When I got to my destination and turned the car off, I found that the handbrake was engaged all that time!!

Why was I able to go forward at all??

Did I permanently damage something?

You probably did not see the red signal on the dash in the form of…brake shoes, indicating your brake was on. This thing happend to my wife last year.

The handbrake is not big enough and poweful enough to overcome the car’s engine. You probably did not have it on very tight either. If it was set tight you would smell it in addition to having the red light on on the dash.

You probably just caused some additional wear on the rear brakes.

In the future keep an eye on your instruments.

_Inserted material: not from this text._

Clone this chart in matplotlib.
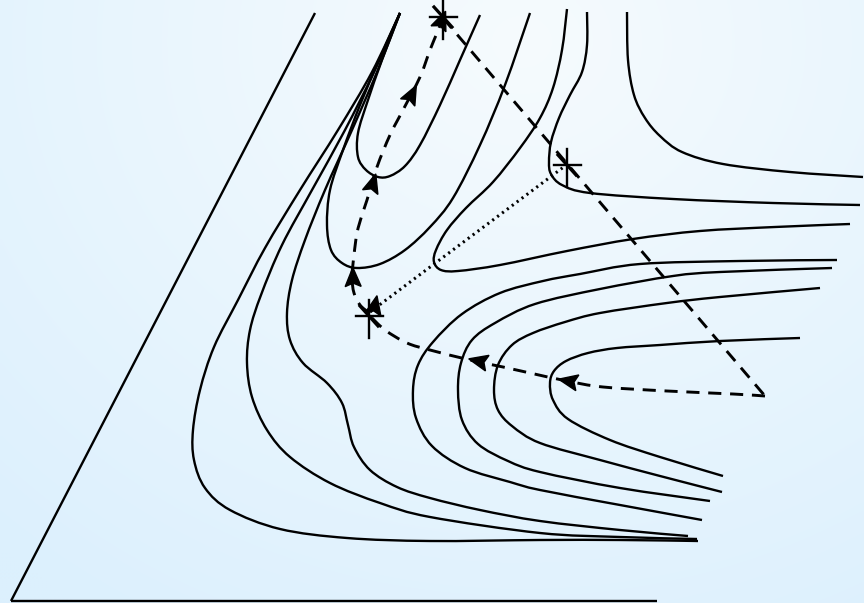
import numpy as np
import matplotlib
matplotlib.use("Agg")
import matplotlib.pyplot as plt
from matplotlib.path import Path
from matplotlib.patches import PathPatch, Polygon

# ---- diagram geometry (pixel-like units, y grows downward) ----
triangle_left = [(11, 601), (315, 13)]
triangle_bottom = [(11, 601), (657, 601)]

curve_A = [(400, 13), (372, 72), (338, 130), (300, 190), (265, 248), (238, 300), (214, 347),
           (200, 390), (193, 430), (194, 460), (205, 488), (230, 510), (280, 529), (347, 538),
           (430, 541), (540, 540), (620, 540), (698, 541)]
curve_B = [(400, 13), (374, 72), (345, 130), (312, 190), (282, 245), (261, 295), (250, 330),
           (247, 363), (252, 397), (267, 430), (290, 457), (330, 483), (380, 503), (430, 517),
           (540, 533), (620, 537), (697, 539)]
curve_C = [(400, 13), (377, 72), (352, 130), (325, 190), (305, 240), (292, 280), (287, 313),
           (290, 340), (303, 363), (327, 383), (342, 403), (348, 425), (354, 447), (370, 470),
           (397, 487), (430, 498), (480, 510), (540, 521), (620, 530), (688, 536)]
curve_H1 = [(400, 13), (382, 60), (368, 100), (358, 133), (358, 157), (366, 170), (378, 177),
            (390, 176), (405, 166), (420, 145), (440, 105), (460, 60), (480, 15)]
curve_H2 = [(400, 13), (380, 58), (360, 105), (343, 150), (330, 190), (327, 225), (331, 250),
            (342, 263), (357, 268), (380, 264), (405, 250), (430, 227), (453, 198), (480, 145),
            (505, 85), (530, 13)]
curve_H3 = [(567, 9), (562, 50), (553, 88), (540, 118), (520, 148), (493, 182), (466, 208),
            (447, 230), (436, 250), (434, 262), (441, 270), (458, 271), (500, 265), (567, 251),
            (633, 239), (700, 231), (775, 227), (850, 224)]
curve_F = [(587, 12), (587, 45), (582, 72), (570, 95), (559, 118), (551, 142), (549, 162),
           (551, 174), (562, 185), (590, 193), (673, 199), (773, 203), (860, 205)]
curve_G = [(627, 12), (628, 60), (634, 95), (645, 118), (660, 136), (682, 152), (723, 164),
           (790, 172), (863, 177)]
curve_U1 = [(837, 260), (740, 261), (640, 264), (580, 274), (543, 281), (500, 293), (462, 314),
            (433, 342), (418, 365), (413, 390), (416, 418), (432, 446), (465, 468), (510, 482),
            (540, 490), (620, 505), (702, 520)]
curve_U2 = [(832, 268), (720, 272), (673, 276), (600, 289), (535, 304), (495, 323), (472, 340),
            (461, 363), (458, 390), (462, 420), (478, 444), (508, 461), (540, 472), (620, 488),
            (710, 501)]
curve_U3 = [(820, 288), (720, 297), (667, 303), (600, 313), (565, 322), (533, 333), (512, 345),
            (498, 365), (494, 390), (498, 410), (512, 426), (540, 443), (600, 460), (660, 476),
            (722, 492)]
curve_U4 = [(800, 338), (720, 341), (660, 345), (617, 348), (588, 353), (566, 361), (554, 371),
            (550, 383), (553, 400), (568, 419), (610, 440), (660, 457), (723, 476)]

solid_curves = [curve_A, curve_B, curve_C, curve_H1, curve_H2, curve_H3, curve_F, curve_G,
                curve_U1, curve_U2, curve_U3, curve_U4]

# dashed paths
dash_bottom = [(765, 396), (733, 394), (667, 391), (603, 387), (567, 381), (530, 373),
               (503, 367), (470, 360), (430, 350), (407, 343), (385, 330), (370, 316)]
dash_up = [(368, 312), (360, 305), (354, 293), (352, 277), (354, 255), (357, 233), (362, 215),
           (367, 200), (377, 167), (390, 135), (403, 110), (420, 77), (430, 50), (437, 33),
           (443, 18)]
dash_straight = [(443, 18), (765, 396)]
dotted_line = [(370, 312), (565, 166)]

# arrowheads: position and heading (degrees, y downward)
arrow_x = [568, 478, 353, 373, 412, 442, 375]
arrow_y = [381, 361, 277, 183, 94, 20, 305]
arrow_heading = [-169, -167, -91, -73, -63, -68, -78]

# singular points drawn as asterisks
star_x = [443, 567, 369]
star_y = [17, 165, 316]


def smooth_path(pts):
    """Catmull-Rom control polygon turned into cubic Bezier segments."""
    p = np.asarray(pts, float)
    verts = [p[0]]
    codes = [Path.MOVETO]
    n = len(p)
    for i in range(n - 1):
        p0 = p[i - 1] if i > 0 else p[i]
        p1 = p[i]
        p2 = p[i + 1]
        p3 = p[i + 2] if i + 2 < n else p[i + 1]
        c1 = p1 + (p2 - p0) / 6.0
        c2 = p2 - (p3 - p1) / 6.0
        verts += [c1, c2, p2]
        codes += [Path.CURVE4] * 3
    return Path(verts, codes)


def draw_curve(ax, pts, **kw):
    ax.add_patch(PathPatch(smooth_path(pts), fill=False, capstyle="butt", joinstyle="round", **kw))


def arrowhead(ax, x, y, heading, length=19, width=16):
    a = np.deg2rad(heading)
    d = np.array([np.cos(a), np.sin(a)])
    n = np.array([-d[1], d[0]])
    c = np.array([x, y], float)
    tip = c + d * length * 0.5
    back = c - d * length * 0.5
    notch = c - d * length * 0.32
    poly = [tip, back + n * width / 2, notch, back - n * width / 2]
    ax.add_patch(Polygon(poly, closed=True, facecolor="black", edgecolor="black", lw=1.0, zorder=5))


fig = plt.figure(figsize=(8.64, 6.03), dpi=100)
ax = fig.add_axes([0, 0, 1, 1])
ax.set_xlim(0, 864)
ax.set_ylim(603, 0)
ax.axis("off")

# soft blue background
yy, xx = np.mgrid[0:603:4, 0:864:4]
dist = np.hypot((xx - 520) / 1.0, (yy - 40) * 1.15) / 780.0
dist = np.clip(dist, 0, 1)
c_light = np.array([0xf6, 0xfb, 0xfe]) / 255.0
c_dark = np.array([0xdc, 0xf0, 0xfd]) / 255.0
img = c_light[None, None, :] * (1 - dist[..., None]) + c_dark[None, None, :] * dist[..., None]
ax.imshow(img, extent=(0, 864, 603, 0), interpolation="bilinear", zorder=0, aspect="auto")

# triangle edges
for seg in (triangle_left, triangle_bottom):
    xs, ys = zip(*seg)
    ax.plot(xs, ys, color="black", lw=1.7, solid_capstyle="butt", zorder=2)

# solid curves
for c in solid_curves:
    draw_curve(ax, c, edgecolor="black", lw=1.7, zorder=3)

# dashed paths
for c in (dash_bottom, dash_up):
    draw_curve(ax, c, edgecolor="black", lw=2.1, linestyle=(0, (4.5, 3.0)), zorder=4)
xs, ys = zip(*dash_straight)
ax.plot(xs, ys, color="black", lw=2.1, linestyle=(0, (4.5, 3.0)), zorder=4)

# dotted line
xs, ys = zip(*dotted_line)
ax.plot(xs, ys, color="black", lw=2.2, linestyle=(0, (0.7, 1.3)), zorder=4)

# arrowheads
for x, y, h in zip(arrow_x, arrow_y, arrow_heading):
    arrowhead(ax, x, y, h)

# asterisks
for x, y in zip(star_x, star_y):
    ax.plot([x - 13, x + 14], [y, y], color="black", lw=1.7, zorder=6)
    ax.plot([x, x], [y - 16, y + 22], color="black", lw=1.7, zorder=6)
    ax.plot([x - 9, x + 9], [y - 10, y + 10], color="black", lw=2.3, zorder=6)

fig.savefig("out.png", dpi=100)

You may have shortened the life of the rear brake pads slightly, but if all is well, you didn’t permanently damage anything. The fact that you were able to drive without noticing the drag of the rear brakes leads me to think that maybe your hand brake is out of adjustment. I would have this checked so that you can believe the brake will hold the car while it is parked.

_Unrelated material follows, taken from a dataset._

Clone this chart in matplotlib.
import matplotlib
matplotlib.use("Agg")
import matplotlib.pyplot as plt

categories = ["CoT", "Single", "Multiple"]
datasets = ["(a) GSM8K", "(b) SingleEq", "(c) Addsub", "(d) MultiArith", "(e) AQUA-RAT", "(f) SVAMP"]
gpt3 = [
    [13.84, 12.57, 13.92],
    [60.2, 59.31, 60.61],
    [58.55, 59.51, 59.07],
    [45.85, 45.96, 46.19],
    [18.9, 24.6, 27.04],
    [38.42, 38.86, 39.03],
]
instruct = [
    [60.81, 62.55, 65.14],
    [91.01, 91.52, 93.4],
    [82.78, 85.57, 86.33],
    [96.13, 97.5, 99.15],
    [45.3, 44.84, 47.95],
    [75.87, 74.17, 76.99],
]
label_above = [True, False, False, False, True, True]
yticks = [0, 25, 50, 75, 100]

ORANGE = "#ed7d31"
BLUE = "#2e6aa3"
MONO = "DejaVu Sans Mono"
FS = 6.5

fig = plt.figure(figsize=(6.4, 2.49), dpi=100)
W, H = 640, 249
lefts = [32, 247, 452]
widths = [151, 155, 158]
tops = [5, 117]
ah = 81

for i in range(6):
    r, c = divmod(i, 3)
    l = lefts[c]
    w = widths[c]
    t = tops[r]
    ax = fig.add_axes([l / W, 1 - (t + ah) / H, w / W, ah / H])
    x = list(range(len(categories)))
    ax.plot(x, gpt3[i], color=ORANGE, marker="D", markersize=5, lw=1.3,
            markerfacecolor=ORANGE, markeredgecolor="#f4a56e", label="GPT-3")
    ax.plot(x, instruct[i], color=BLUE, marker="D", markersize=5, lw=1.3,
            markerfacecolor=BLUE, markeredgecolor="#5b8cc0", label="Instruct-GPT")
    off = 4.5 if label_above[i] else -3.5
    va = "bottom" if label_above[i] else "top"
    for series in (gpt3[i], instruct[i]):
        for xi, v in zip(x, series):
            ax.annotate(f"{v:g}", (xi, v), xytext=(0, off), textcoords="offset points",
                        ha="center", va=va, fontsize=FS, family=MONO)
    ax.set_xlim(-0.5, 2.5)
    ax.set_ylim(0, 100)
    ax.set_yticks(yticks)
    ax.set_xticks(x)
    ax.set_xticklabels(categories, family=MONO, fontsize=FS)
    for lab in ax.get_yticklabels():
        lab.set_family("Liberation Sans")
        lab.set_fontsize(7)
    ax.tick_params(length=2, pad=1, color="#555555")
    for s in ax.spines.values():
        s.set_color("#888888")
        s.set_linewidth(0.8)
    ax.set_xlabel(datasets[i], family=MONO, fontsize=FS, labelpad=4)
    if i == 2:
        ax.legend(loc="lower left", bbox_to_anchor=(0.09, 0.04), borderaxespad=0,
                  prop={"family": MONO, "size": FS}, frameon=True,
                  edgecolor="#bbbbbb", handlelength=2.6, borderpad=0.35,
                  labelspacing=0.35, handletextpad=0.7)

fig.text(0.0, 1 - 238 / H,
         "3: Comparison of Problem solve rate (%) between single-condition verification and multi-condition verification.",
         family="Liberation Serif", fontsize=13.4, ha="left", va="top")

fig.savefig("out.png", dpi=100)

Unless you put the parking brake on with all your strength, the engine will be more powerful, allowing you to drive. I’m pretty sure the hand (parking) brake on your Camry operates small drum brakes in your rear wheels, not the main disc brakes, unless yours has rear drum brakes. If you have rear disc brakes all you need to do is check and see if the parking brake still works when fully applied. If not, have it adjusted. If you have rear drum brakes have them looked at when you next get your car serviced, just in case.

Like the others here, I’m concerned about why your parking brake didn’t give much resistance. If nothing changes, it may not work when you really need it. Either you’re not pulling it tight enough or it needs to be adjusted (or possibly repaired). The next time you’re on a steep hill, you should probably test the brake to see if it holds the car or not.

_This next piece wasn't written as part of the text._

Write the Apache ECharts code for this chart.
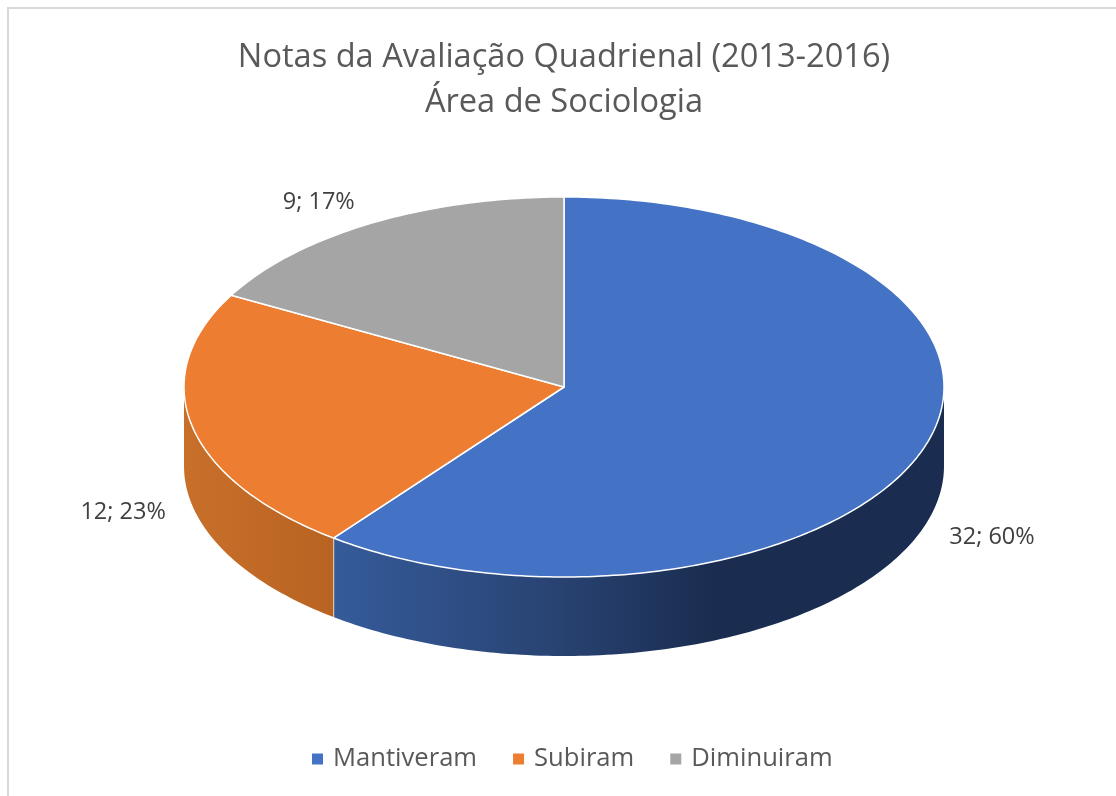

Test your park brake for yourself to see two things.
1- just when exactly does it engage, so you’ll learn for sure it’s on.
2- if it doesn’t work now and needs repair.

On a hill or incline set the hand brake,
put the car in neutral,
if it rolls, apply more brake till it stops.
If it doesn’t hold, get it fixed.

All three of mine need to be aaaaaaall the way on to work good.

We had a 2000 Dodge Caravan. The parking brake indicator light was in an odd position that could be obscured by the steering wheel.

One day my wife complained that the brake pedal went to the floor! DON’T DRIVE IT, I said. But when I got home the brakes were fine. Absolutely no problem.

Years later I had the brake pedal go to the floor while vacationing in Nova Scotia. But I got out and checked to find the rear brakes really hot. I realized that I drove with the e-brake engaged.

My current philosophy is to engage the e-brake really hard (so you can tell it’s on) or don’t engage it at all. Lightly engaging the brake is disallowed.

Mary, if you didn’t boil your brake fluid so that the normal service brake stopped working (pedal to the floor) then don’t worry about any damage.

Have the brakes checked just for safety sake. I had a customer drive with the park brake on and the braking material had slid from its original position due to the adhesive letting go from excessive heat.

Thank you for your response.
I will check the dashboard from now on.

Thank you. I will have the hand brake checked since I rely on it.
My daddy who was a Greyhound Bus driver taught me how to drive in 1955,
and always cautioned me to use a hand brake.

Thank you, I will have the handbrake checked and pay attention to how I engage it.

Thank you. However, steep hills are a pretty rare occurrence in Illinois.
Maybe I can do it in a parking ramp.

Thank you for your advice.
Hills are not too common in Illinois but maybe I can find a driveway in which to do the test. Paying attention to lots of little things is not as easy at 60 as it was at 40.

Thank you for your reply.
Nova Scotia is probably not the best place to have serious car trouble so I am glad you were ok. I will take your “disallowed” suggestion to heart.

Thak you for your reply.
Heavens ! I certainly don’t need trouble with my dear car at this age - both of us are getting on.